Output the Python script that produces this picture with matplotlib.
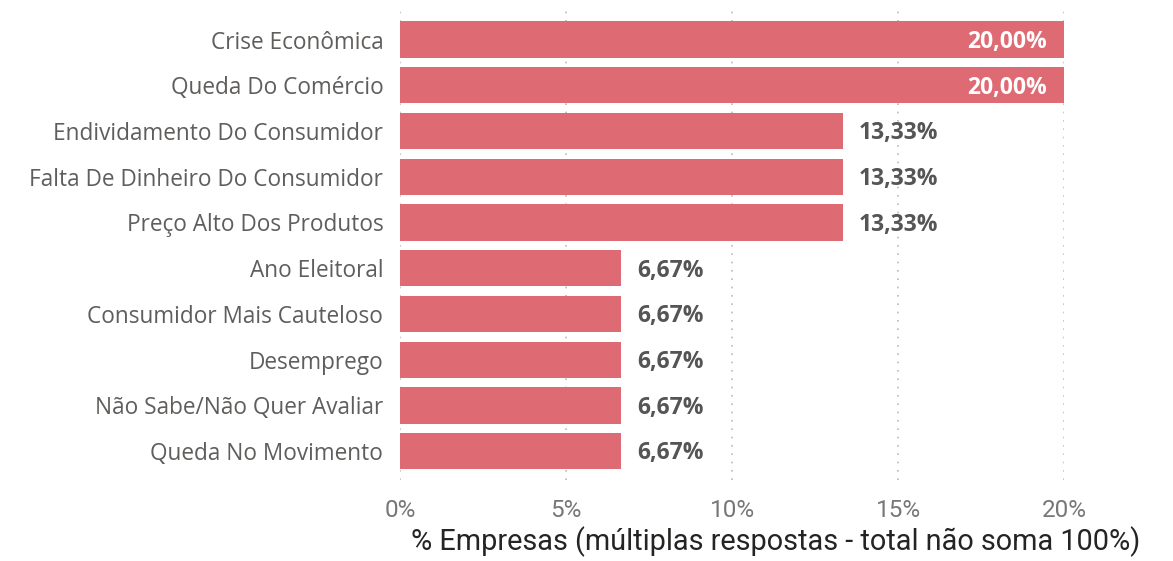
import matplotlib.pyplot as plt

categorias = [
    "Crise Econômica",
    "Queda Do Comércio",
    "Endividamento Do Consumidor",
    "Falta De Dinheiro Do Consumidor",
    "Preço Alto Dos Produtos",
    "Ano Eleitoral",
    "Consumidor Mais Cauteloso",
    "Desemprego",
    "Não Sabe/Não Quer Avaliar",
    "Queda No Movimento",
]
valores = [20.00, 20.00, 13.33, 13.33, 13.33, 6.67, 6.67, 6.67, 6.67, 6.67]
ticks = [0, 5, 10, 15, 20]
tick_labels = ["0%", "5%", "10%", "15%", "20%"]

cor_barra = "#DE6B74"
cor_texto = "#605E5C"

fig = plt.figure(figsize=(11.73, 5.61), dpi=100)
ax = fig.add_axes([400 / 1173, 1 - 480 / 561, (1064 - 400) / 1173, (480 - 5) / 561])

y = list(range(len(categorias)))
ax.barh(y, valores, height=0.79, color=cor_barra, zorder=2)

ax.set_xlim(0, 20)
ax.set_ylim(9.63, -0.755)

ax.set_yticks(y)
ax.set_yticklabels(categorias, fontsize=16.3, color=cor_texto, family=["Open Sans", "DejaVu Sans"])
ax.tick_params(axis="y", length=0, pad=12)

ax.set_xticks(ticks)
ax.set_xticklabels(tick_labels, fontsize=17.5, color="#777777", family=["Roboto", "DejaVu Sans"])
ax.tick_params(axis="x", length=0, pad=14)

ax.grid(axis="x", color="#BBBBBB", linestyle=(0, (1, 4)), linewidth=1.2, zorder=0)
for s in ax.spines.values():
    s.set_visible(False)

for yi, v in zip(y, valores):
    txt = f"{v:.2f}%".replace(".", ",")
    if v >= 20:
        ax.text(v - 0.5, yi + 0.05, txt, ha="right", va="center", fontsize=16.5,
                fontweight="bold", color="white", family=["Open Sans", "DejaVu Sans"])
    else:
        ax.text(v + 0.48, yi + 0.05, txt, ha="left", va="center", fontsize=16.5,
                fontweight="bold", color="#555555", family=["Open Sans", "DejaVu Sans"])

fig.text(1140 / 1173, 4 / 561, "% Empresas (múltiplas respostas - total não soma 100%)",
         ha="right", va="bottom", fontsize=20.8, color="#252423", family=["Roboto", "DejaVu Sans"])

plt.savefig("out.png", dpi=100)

^^^^

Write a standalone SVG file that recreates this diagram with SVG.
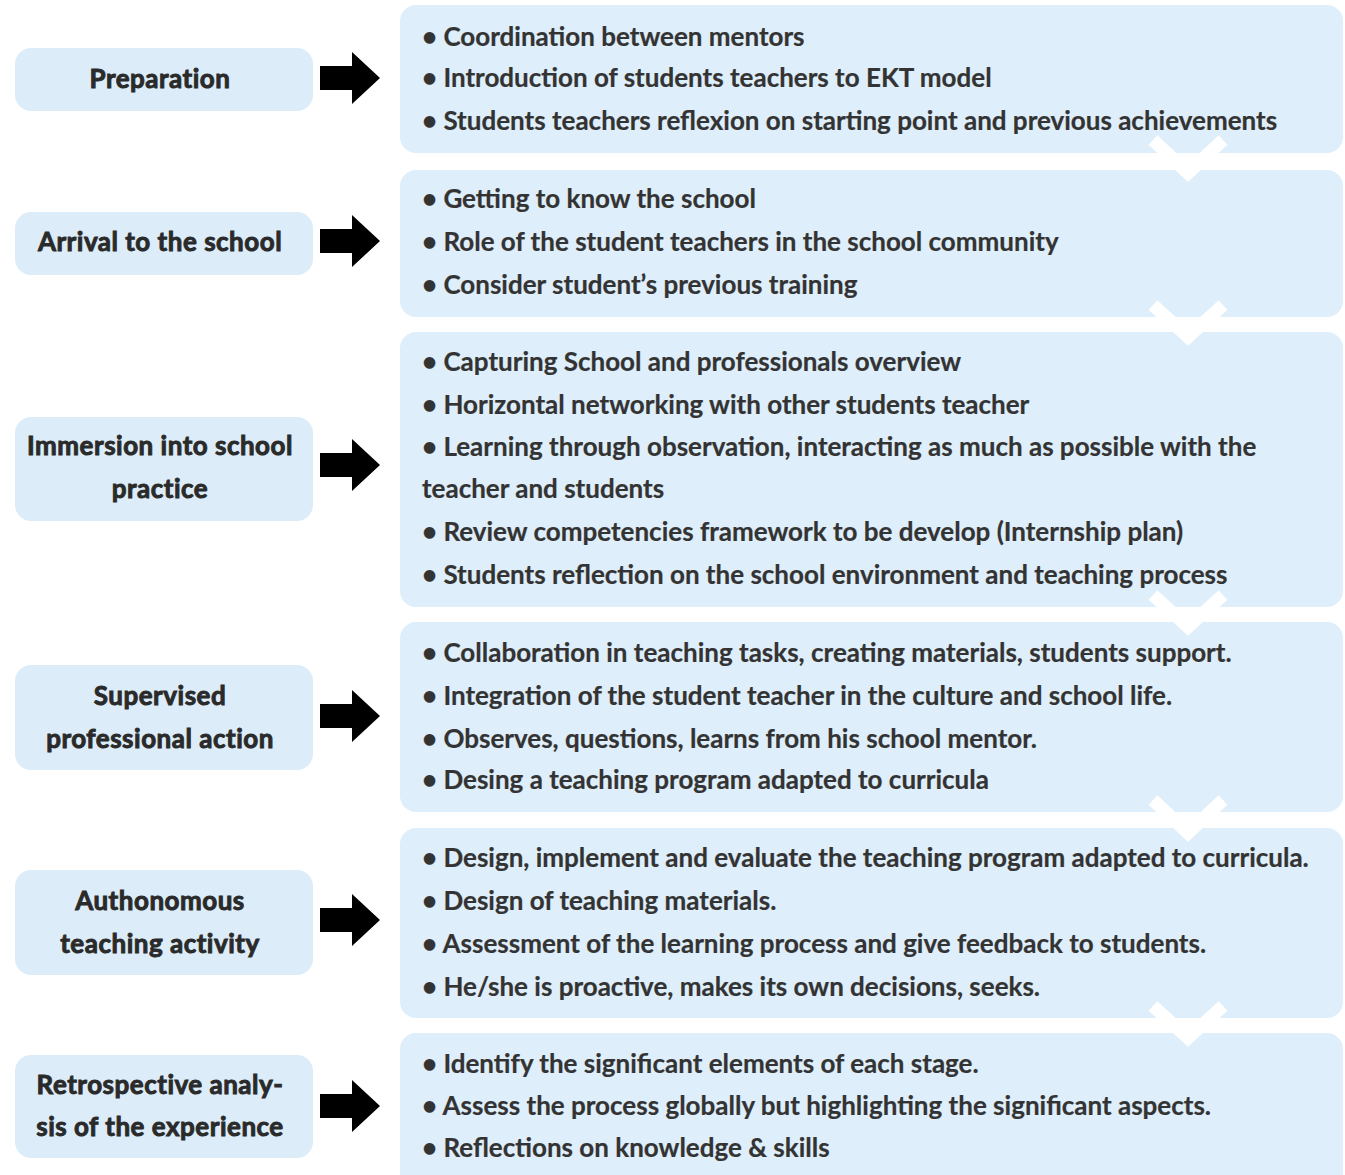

^^^^

Set problem:
Quote exactly what appears from the line containing "Output the Python" through the line containing "import matplotlib.pyplot as plt", both included, except for the pictures, and nothing more.

Correct result:
Output the Python script that produces this picture with matplotlib.
import matplotlib.pyplot as plt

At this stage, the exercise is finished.